**Raw data:**
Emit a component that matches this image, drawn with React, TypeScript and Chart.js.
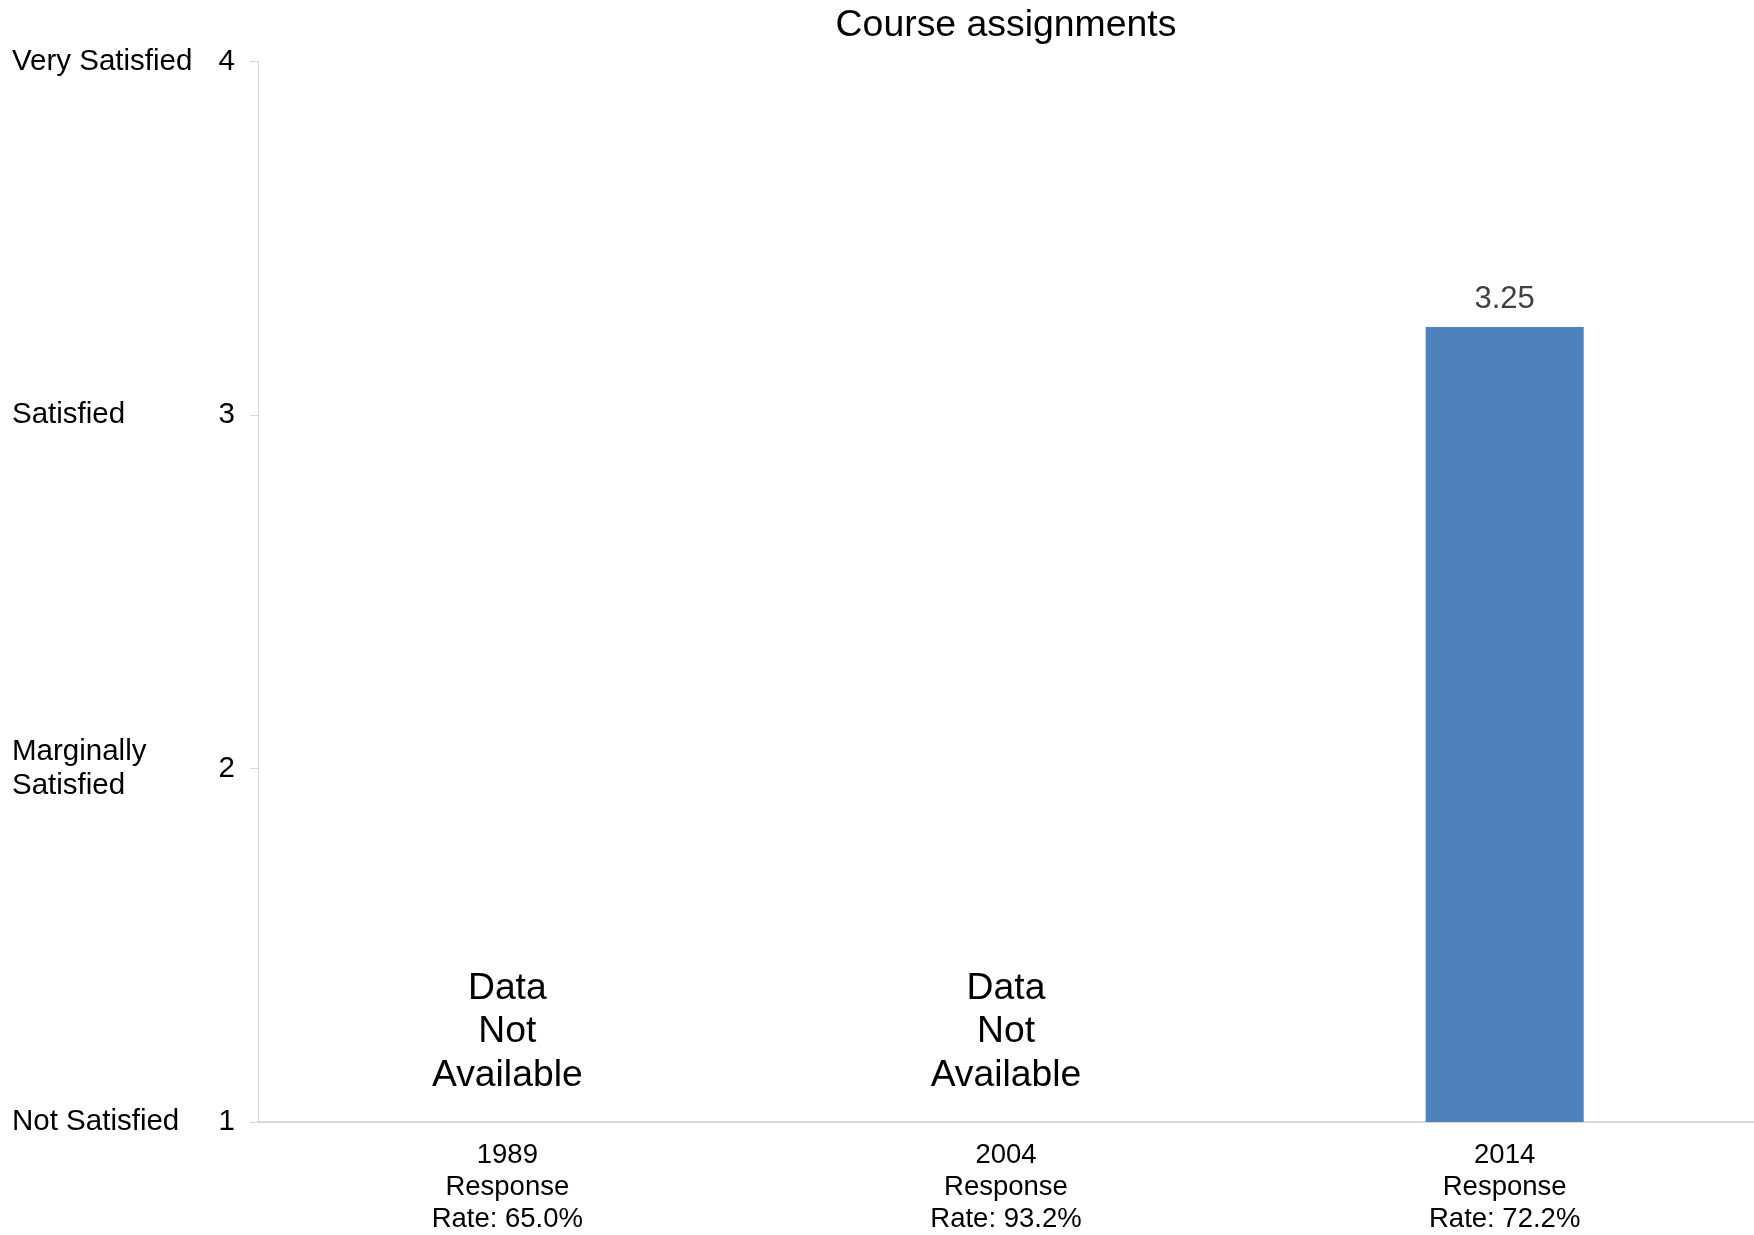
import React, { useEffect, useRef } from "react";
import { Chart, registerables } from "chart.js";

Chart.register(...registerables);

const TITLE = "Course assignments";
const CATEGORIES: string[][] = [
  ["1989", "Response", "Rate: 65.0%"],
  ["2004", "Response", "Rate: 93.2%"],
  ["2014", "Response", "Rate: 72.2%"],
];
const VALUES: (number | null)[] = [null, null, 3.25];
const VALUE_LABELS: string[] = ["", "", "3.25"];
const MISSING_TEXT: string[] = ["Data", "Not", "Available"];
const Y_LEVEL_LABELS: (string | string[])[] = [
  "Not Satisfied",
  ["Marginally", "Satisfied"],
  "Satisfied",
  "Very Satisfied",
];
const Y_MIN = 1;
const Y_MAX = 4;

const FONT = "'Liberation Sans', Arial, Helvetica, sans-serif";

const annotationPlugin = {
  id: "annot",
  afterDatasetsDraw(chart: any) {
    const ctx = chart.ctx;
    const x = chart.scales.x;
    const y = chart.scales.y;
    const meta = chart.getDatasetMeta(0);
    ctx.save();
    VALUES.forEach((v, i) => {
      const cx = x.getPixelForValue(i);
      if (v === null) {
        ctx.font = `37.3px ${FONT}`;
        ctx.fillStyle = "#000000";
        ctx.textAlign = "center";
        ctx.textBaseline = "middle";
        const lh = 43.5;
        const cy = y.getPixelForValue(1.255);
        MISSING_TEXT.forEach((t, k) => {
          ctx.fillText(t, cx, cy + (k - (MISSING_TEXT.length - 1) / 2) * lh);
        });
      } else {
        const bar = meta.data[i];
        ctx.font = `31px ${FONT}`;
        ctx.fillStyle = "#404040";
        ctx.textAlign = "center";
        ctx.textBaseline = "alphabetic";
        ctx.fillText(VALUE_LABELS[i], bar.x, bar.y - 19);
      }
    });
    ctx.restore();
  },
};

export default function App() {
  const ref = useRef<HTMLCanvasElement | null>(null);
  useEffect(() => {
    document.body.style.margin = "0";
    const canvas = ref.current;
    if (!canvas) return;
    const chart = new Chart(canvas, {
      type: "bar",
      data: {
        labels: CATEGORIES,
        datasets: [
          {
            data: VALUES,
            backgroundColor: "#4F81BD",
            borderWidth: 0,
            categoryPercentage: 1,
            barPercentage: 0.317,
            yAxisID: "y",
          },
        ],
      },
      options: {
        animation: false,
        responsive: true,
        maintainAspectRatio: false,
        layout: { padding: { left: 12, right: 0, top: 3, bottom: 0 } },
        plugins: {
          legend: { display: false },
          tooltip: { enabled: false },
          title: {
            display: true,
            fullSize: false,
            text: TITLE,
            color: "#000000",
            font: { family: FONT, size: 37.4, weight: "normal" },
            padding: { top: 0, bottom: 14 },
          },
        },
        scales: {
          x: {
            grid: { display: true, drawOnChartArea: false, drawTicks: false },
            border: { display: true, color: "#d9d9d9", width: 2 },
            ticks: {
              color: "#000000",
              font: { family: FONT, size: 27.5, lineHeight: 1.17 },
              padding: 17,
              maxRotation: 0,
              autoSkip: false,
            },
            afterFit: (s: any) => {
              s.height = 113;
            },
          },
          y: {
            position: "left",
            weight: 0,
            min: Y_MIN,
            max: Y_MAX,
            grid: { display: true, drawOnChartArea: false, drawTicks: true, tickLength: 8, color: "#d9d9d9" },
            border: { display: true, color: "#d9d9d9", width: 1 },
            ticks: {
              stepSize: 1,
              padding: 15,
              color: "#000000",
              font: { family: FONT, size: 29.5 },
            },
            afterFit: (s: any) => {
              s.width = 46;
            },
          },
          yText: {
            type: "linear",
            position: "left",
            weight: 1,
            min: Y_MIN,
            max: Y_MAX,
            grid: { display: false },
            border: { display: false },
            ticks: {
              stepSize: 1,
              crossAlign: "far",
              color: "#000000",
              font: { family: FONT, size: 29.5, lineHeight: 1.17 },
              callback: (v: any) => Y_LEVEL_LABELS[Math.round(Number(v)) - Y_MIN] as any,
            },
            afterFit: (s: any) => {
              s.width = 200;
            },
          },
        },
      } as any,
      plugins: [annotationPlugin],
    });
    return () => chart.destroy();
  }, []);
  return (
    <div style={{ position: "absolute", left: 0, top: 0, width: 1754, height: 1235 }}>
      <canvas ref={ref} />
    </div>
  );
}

**Aim:**
Pictures stay out. Repeat only the lines from the beginning of the data through the line that has "Chart.register(...registerables);".

**Response:**
Emit a component that matches this image, drawn with React, TypeScript and Chart.js.
import React, { useEffect, useRef } from "react";
import { Chart, registerables } from "chart.js";

Chart.register(...registerables);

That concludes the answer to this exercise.